Curiously enough, I put on the rediscovered glasses and presto! I could read a newspaper with ease. Next, I viewed my computer screen and, what a pleasant surprise, I could see better wearing my old glasses as compared to my latest bifocals (or tri or tetra focal as they are called) procured a fortnight ago and costing a few thousand Rupees.

On the threshold of forty, like most other individuals, I was prescribed bifocals as the natural lenses in my eyes were no longer flexible enough to focus on near or far objects. My long battle with bifocals continued as none of them satisfied me. My visits to eye specialist and optician were regular, as I was always on the lookout for something new to satisfy my needs. My friendly optician, made me aware of various ways to see the world as I changed glasses from plain-bifocals, executive-bifocals, D-bifocals, fiber lenses, and even the high-index lenses.

My most recently purchased glasses had "progressive lenses," as there are three or more powers embedded in the same lens, allowing me to read a billboard at a distance, or a traffic police camouflaged alongside the nearby pan shop, or the speedometer in the dashboard, and even allowing me to read the name of person calling my cell phone.
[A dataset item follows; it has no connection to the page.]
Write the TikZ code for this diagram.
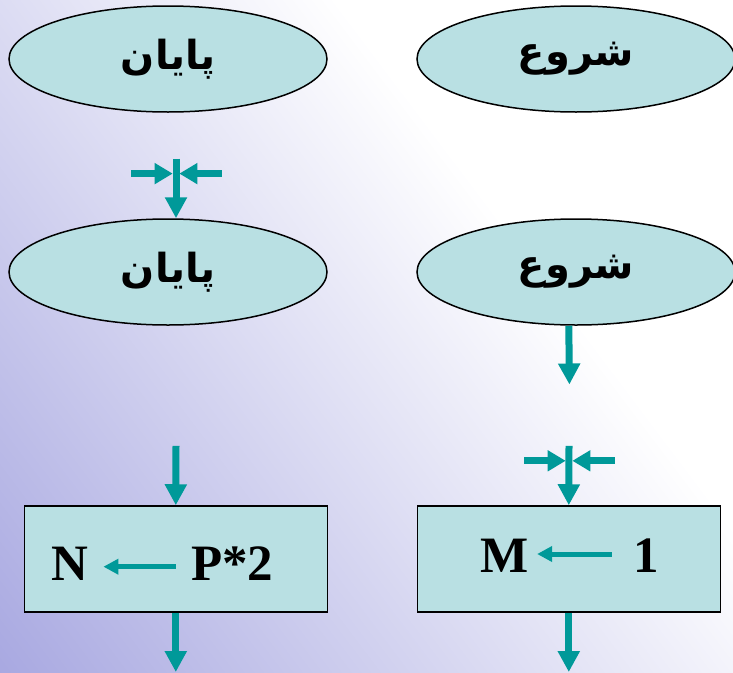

Despite all the progress, i.e., the so-called "progressive lenses," I found these old spectacles to be most comfortable. While punching the keys of my computer keyboard, my eyes remained focused over the screen while my mind explored ideas while constructing a new story. Anything happening behind me, including the commands of my wife, stayed "out of focus" for me--an ideal situation to think and write.

Carrying the reason for my joy, I went to my eye specialist, seeking to explore the possibility of a reversal in my eyesight, i.e., restoring my vision to that of my college days. "Yes, this reversal is only natural after retirement from service" was his reply. "The only mistake you made was to select that pair of "progressive lenses." At your age and after retirement, you don't need to look around and near at the same time. You should be happy with two pairs of spectacles, one for reading and the other for while you are driving or go for a walk. As for your old pair of glasses, they are now good for near vision only. The sight you had with those glasses, although not good enough to play cricket, is good enough to read the screen of your computer and you should be happy with it."

Extremely happy wearing my "new-found" specs, I was now ready to take a deep plunge into the memories of my college days, while punching on the keyboard of my PC.